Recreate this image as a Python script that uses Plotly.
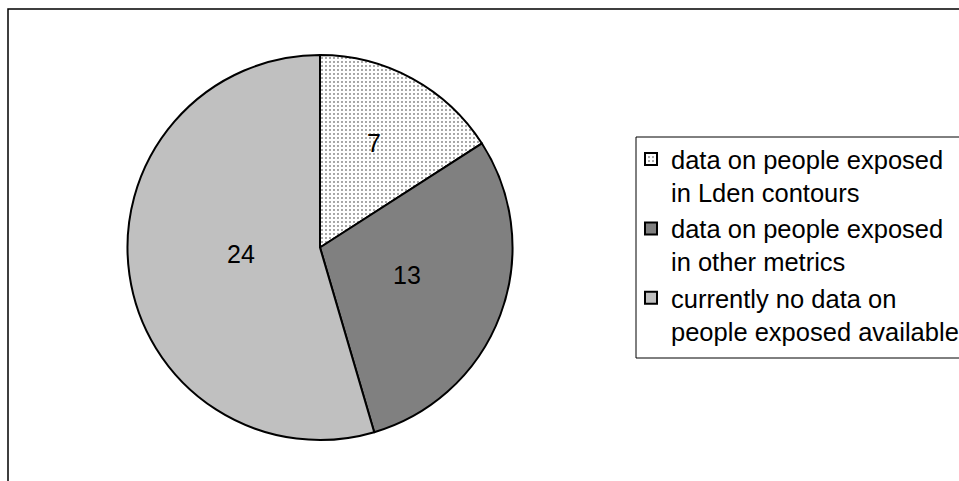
import math
import plotly.graph_objects as go

W, H = 959, 481

categories = [
    "data on people exposed<br>in Lden contours",
    "data on people exposed<br>in other metrics",
    "currently no data on<br>people exposed available",
]
values = [7, 13, 24]
fill_colors = ["#ffffff", "#808080", "#c0c0c0"]
patterns = [".", "", ""]

# radial position of each value label, as a fraction of the pie radius
label_radius = [0.59, 0.485, 0.415]

FONT = "Liberation Sans, Arial, sans-serif"

# pie geometry in pixels
CX, CY, R = 320.0, 247.5, 192.5


def px_x(x):
    return x / W


def px_y(y):
    return 1 - y / H


fig = go.Figure(
    go.Pie(
        labels=categories,
        values=values,
        sort=False,
        direction="clockwise",
        rotation=0,
        marker=dict(
            colors=fill_colors,
            line=dict(color="#000000", width=2),
            pattern=dict(
                shape=patterns,
                fgcolor="#000000",
                bgcolor=fill_colors,
                size=4,
                solidity=0.08,
            ),
        ),
        textinfo="none",
        domain=dict(x=[px_x(CX - R), px_x(CX + R)],
                    y=[px_y(CY + R), px_y(CY - R)]),
        hoverinfo="label+value",
    )
)

# value labels placed on each slice's bisector
total = sum(values)
annotations = []
cum = 0
for v, frac in zip(values, label_radius):
    mid = (cum + v / 2) / total * 2 * math.pi
    cum += v
    lx = CX + frac * R * math.sin(mid)
    ly = CY - frac * R * math.cos(mid)
    annotations.append(dict(
        x=px_x(lx), y=px_y(ly), xref="paper", yref="paper",
        text=str(v), showarrow=False, xanchor="center", yanchor="middle",
        yshift=5,
        font=dict(family=FONT, size=25, color="#000000"),
    ))

fig.update_layout(
    width=W,
    height=H,
    autosize=False,
    margin=dict(l=0, r=0, t=0, b=0, autoexpand=False),
    paper_bgcolor="#ffffff",
    plot_bgcolor="#ffffff",
    showlegend=True,
    legend=dict(
        x=px_x(631),
        y=px_y(136),
        xanchor="left",
        yanchor="top",
        bgcolor="rgba(0,0,0,0)",
        borderwidth=0,
        valign="top",
        font=dict(family=FONT, size=25.5, color="#000000"),
    ),
    annotations=annotations,
    shapes=[
        # outer chart frame
        dict(type="rect", xref="paper", yref="paper",
             x0=px_x(8), y0=px_y(9), x1=px_x(975), y1=px_y(495),
             line=dict(color="#000000", width=1.5), fillcolor="rgba(0,0,0,0)",
             layer="below"),
        # legend frame
        dict(type="rect", xref="paper", yref="paper",
             x0=px_x(636), y0=px_y(137), x1=px_x(975), y1=px_y(358),
             line=dict(color="#000000", width=1), fillcolor="rgba(0,0,0,0)",
             layer="below"),
    ],
)

fig.write_html("out.html")
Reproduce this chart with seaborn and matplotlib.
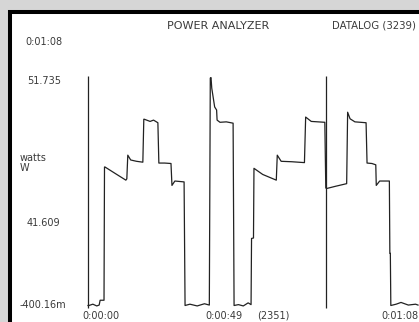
import matplotlib
matplotlib.use("Agg")
import matplotlib.pyplot as plt
import seaborn as sns
import pandas as pd
from matplotlib.patches import Rectangle

# ---- data (time in seconds, power in watts) ----
time_s = [0.0, 0.2, 1.0, 1.8, 2.3, 2.5, 3.3, 3.4, 3.5, 5.5, 7.8, 8.0, 8.2, 8.8, 10.0, 11.3,
          11.5, 11.6, 12.8, 13.5, 14.4, 14.6, 15.8, 17.1, 17.3, 17.9, 19.8, 20.0,
          21.0, 22.5, 24.0, 25.0, 25.2, 25.35, 25.5, 26.1, 26.5, 26.6, 27.2, 28.5, 29.9, 30.1,
          31.0, 32.0, 33.0, 33.6, 33.7, 34.1, 34.2, 36.0, 38.8, 39.0, 39.8, 42.0, 44.6,
          44.85, 46.0, 48.8, 49.0, 49.2, 51.0, 53.3, 53.5, 54.0, 55.0, 57.3,
          57.5, 58.5, 59.3, 59.4, 60.1, 62.1, 62.2, 62.3, 62.4, 63.5, 64.5, 66.0, 67.5, 68.0]
power_w = [-0.4, -0.4, -0.1, -0.5, -0.3, 0.8, 0.8, 31.2, 31.2, 29.8, 28.2, 28.5, 33.9, 32.8, 32.5, 32.3,
           42.1, 42.1, 41.6, 41.9, 41.3, 32.1, 32.1, 32.0, 27.0, 28.0, 27.8, -0.4,
           -0.1, -0.5, 0.0, -0.3, 51.5, 51.6, 49.2, 44.9, 44.2, 41.9, 41.4, 41.5, 41.2, -0.4,
           -0.2, -0.5, 0.2, -0.2, 14.9, 15.0, 30.9, 29.5, 28.2, 33.9, 32.5, 32.4, 32.2,
           42.6, 41.6, 41.4, 26.4, 26.3, 26.8, 27.4, 43.7, 42.2, 41.5, 41.3,
           32.1, 32.0, 31.7, 27.0, 28.0, 28.0, 11.5, 11.5, -0.4, -0.1, 0.3, -0.3, -0.1, -0.3]
cursor_times = [0, 49]
y_labels = ["51.735", "41.609", "-400.16m"]
x_labels = ["0:00:00", "0:00:49", "(2351)", "0:01:08"]
title = "POWER ANALYZER"
datalog = "DATALOG (3239)"
span_label = "0:01:08"
unit_label = "watts\nW"

W, H = 419, 322
fig = plt.figure(figsize=(W / 100, H / 100), dpi=100, facecolor="#d6d6d6")

def fx(x):
    return x / W

def fy(y):
    return 1 - y / H

# white panel with thick black border on top/left
fig.patches.append(Rectangle((fx(9.5), -0.1), 1.2, fy(12) + 0.1, transform=fig.transFigure,
                             facecolor="white", edgecolor="black", linewidth=2.9, zorder=-5))

ax = fig.add_axes([fx(88), fy(305.5), fx(418) - fx(88), fy(77) - fy(305.5)])
ax.set_zorder(2)
ax.set_facecolor("none")
ax.set_axis_off()
ax.set_xlim(0, 68)
ax.set_ylim(-0.4, 51.735)

df = pd.DataFrame({"t": time_s, "w": power_w})
sns.lineplot(data=df, x="t", y="w", ax=ax, sort=False, estimator=None,
             color="#222222", linewidth=0.9)
for line in ax.lines:
    line.set_clip_on(False)
ax.vlines(cursor_times, -0.86, 51.96, color="#222222", linewidth=0.9, clip_on=False)

tc = "#3a3a3a"
fs = 7
fig.text(fx(218), fy(26), title, ha="center", va="center", fontsize=8, color=tc)
fig.text(fx(332), fy(26), datalog, ha="left", va="center", fontsize=7.3, color=tc)
fig.text(fx(25), fy(42), span_label, ha="left", va="center", fontsize=fs, color=tc)
fig.text(fx(27), fy(81), y_labels[0], ha="left", va="center", fontsize=fs, color=tc)
fig.text(fx(20), fy(163), unit_label, ha="left", va="center", fontsize=fs, color=tc,
         linespacing=0.95)
fig.text(fx(27), fy(223), y_labels[1], ha="left", va="center", fontsize=fs, color=tc)
fig.text(fx(20), fy(305), y_labels[2], ha="left", va="center", fontsize=fs, color=tc)
fig.text(fx(82), fy(316), x_labels[0], ha="left", va="center", fontsize=fs, color=tc)
fig.text(fx(205), fy(316), x_labels[1], ha="left", va="center", fontsize=fs, color=tc)
fig.text(fx(257), fy(316), x_labels[2], ha="left", va="center", fontsize=fs, color=tc)
fig.text(fx(418), fy(316), x_labels[3], ha="right", va="center", fontsize=fs, color=tc)

fig.savefig("out.png", dpi=100, facecolor=fig.get_facecolor())
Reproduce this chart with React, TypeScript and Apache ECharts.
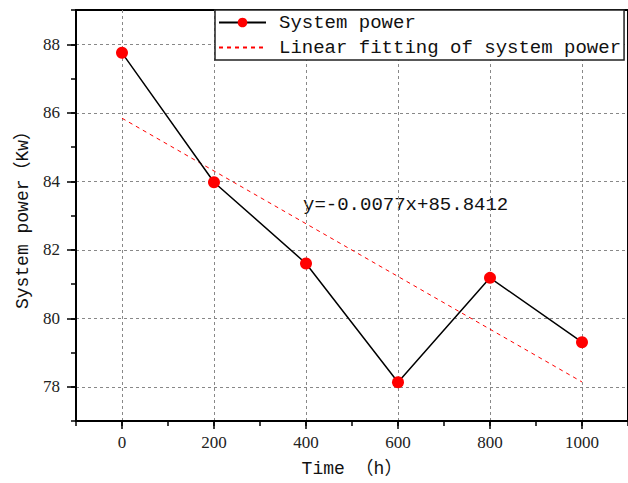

• • •

State how many lines above contain the string "this", with no other words.

FINAL ANSWER -
3